Episode 6 - Barberton, OH: Serbian Fried Chicken
Booming economic growth and rapid industrialization in the early twentieth century drove immigration from Europe to Ohio, and that immigration brought the now hyper-regional dish of Barberton fried chicken to the area. In fact, derived from the recipe of Serbian immigrants who founded the still-operating Belgrade Gardens restaurant in the 1930s, Serbian fried chicken has become a regional staple.

Episode 7 - Detroit, MI: Collard Greens / Soul 
As African Americans migrated from the south up to Detroit, they brought their culture, traditions and cuisine with them. Collard greens, a soul food staple, tells the story of how African Americans have shaped and continue to shape the Motor City, one farm and one restaurant at a time. 

Episode 8 - New Bedford, MA: Shrimp 
New Bedford, MA has a significant Portuguese immigrant population, dating back to the first wave arriving in the 1800’s and the second in the 1960-1970’s. The Portuguese wove their culture and identity into the area, including its cuisine. A star dish is Shrimp Mozambique, a dish also claimed by Cape Verdean immigrants in the area. 

Episode 9 - Eastern Shore, VA: Oysters and 
Virginia’s Eastern Shore is one of timeless tradition and continuous environmental change. Discover Tangier Island, a fishing village that is sinking into the ocean, and aquafarmers on the Shore supplying the country with shellfish. Oysters and crabs tell the story of this region that is shaped by change – geographic, climate, cultural and personal. 

Episode 10 - Southern Louisiana: Gumbo 
Gumbo, originally from Louisiana, came out of the great diversity of cultures that were present in the area at the time. With African roots, the dish has evolved over time, drawing from French, American, Spanish, and Caribbean influences that represent gumbo as a true melting pot of cultures and cuisine.

Episode 11 - Phoenix, AZ: Frybread
For many Indigenous people, frybread is a dish with a complicated and controversial past: it is a symbol of perseverance and pain, but also a part of their culinary story. Now, some tribal members in Arizona are finding that looking back is the best way forward -- reconnecting with the foods, traditions and ceremonies that tie them to their ancestors and help their communities thrive.

Episode 12 - Greenville, MS: Tamales 
Tamales have a long -- and somewhat contested -- history in the American South. They are an enduring food of the Mississippi Delta, perhaps hundreds of years old, and are also intricately tied to the Blues born in the region. A unique type, the Hot Tamales, are often served in Blues clubs and sung about in Blues songs, but what exactly is the cultural connection between the music and food?

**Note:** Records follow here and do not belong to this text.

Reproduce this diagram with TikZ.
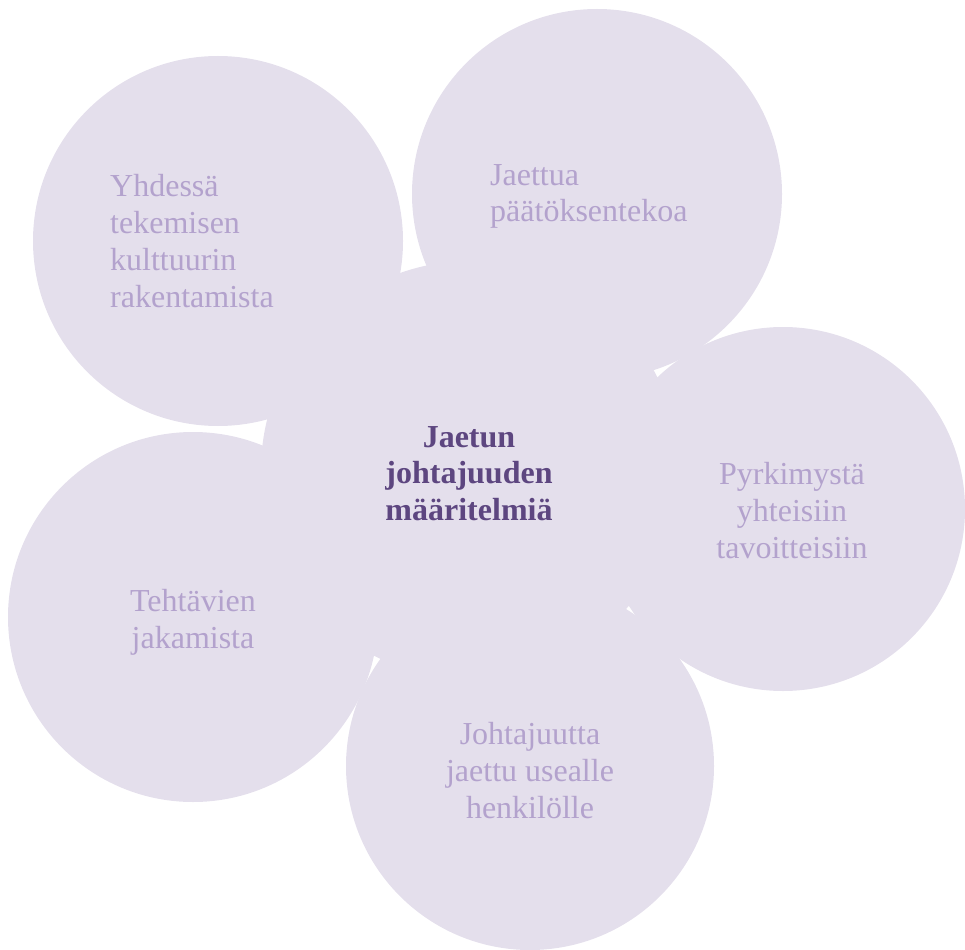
\documentclass[tikz,border=0pt]{standalone}
\usepackage{fontspec}
\setmainfont{Liberation Serif}
\definecolor{petal}{HTML}{E4DFEC}
\definecolor{petaltext}{HTML}{B3A2CD}
\definecolor{coretext}{HTML}{5D4680}
\tikzset{
  petalcircle/.style={circle, fill=petal, draw=none, inner sep=0pt},
  petallabel/.style={text=petaltext, inner sep=0pt, font=\fontsize{32}{36.8}\selectfont},
  corelabel/.style={text=coretext, inner sep=0pt, align=center, font=\fontsize{32}{36.5}\selectfont\bfseries},
}
\begin{document}
\begin{tikzpicture}[x=1pt, y=-1pt]
  \useasboundingbox (0,0) rectangle (965,949);
  % centre disc and the five petals
  \node[petalcircle, minimum size=418pt] (core) at (470,470) {};
  \node[petalcircle, minimum size=370pt] (pTL) at (218,241) {};
  \node[petalcircle, minimum size=370pt] (pTR) at (597,194) {};
  \node[petalcircle, minimum size=364pt] (pR)  at (783,509) {};
  \node[petalcircle, minimum size=368pt] (pB)  at (530,766) {};
  \node[petalcircle, minimum size=370pt] (pL)  at (193,617) {};
  % labels (anchored on the baseline of their last line)
  \node[corelabel, anchor=base] (tCore) at (469,520) {Jaetun\\johtajuuden\\määritelmiä};
  \node[petallabel, align=left, anchor=base west] (tTL) at (110,307) {Yhdessä\\tekemisen\\kulttuurin\\rakentamista};
  \node[petallabel, align=left, anchor=base west] (tTR) at (490,222) {Jaettua\\päätöksentekoa};
  \node[petallabel, align=center, anchor=base] (tR) at (792,558) {Pyrkimystä\\yhteisiin\\tavoitteisiin};
  \node[petallabel, align=center, anchor=base] (tB) at (530,818) {Johtajuutta\\jaettu usealle\\henkilölle};
  \node[petallabel, align=center, anchor=base] (tL) at (193,648) {Tehtävien\\jakamista};
\end{tikzpicture}
\end{document}
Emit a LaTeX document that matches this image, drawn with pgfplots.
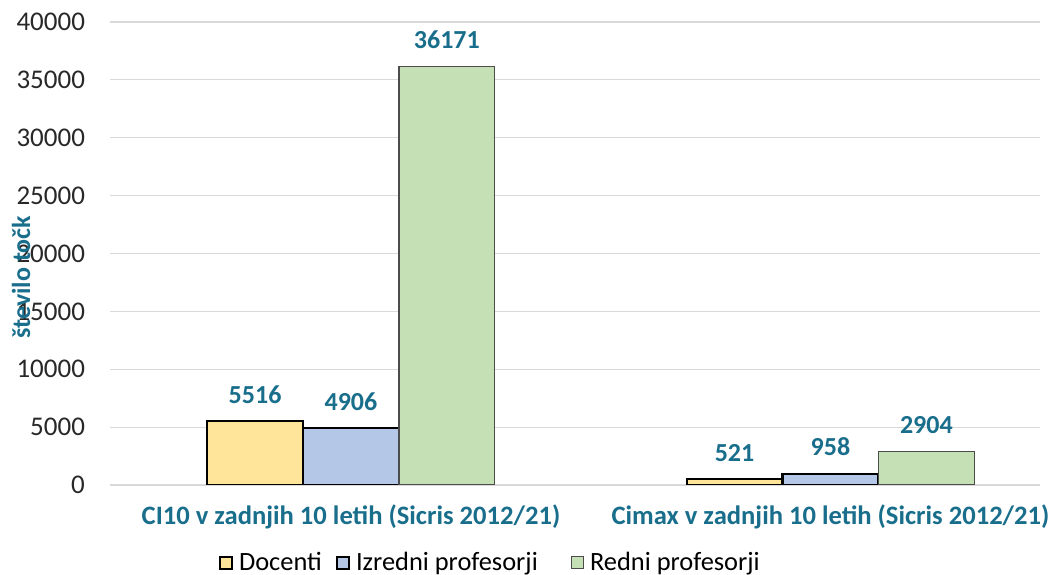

Episode 13 - Oklahoma/Route 66: The Onion Fried Burger
Invented during the Great Depression as a way to offset the cost of beef, the onion fried burger has become a beloved staple of El Reno, Oklahoma. On Route 66 and known as the Crossroads of America, this small town has big personality, and the restaurants serving this iconic dish have served as the heartbeat of the community through all of the ups and downs.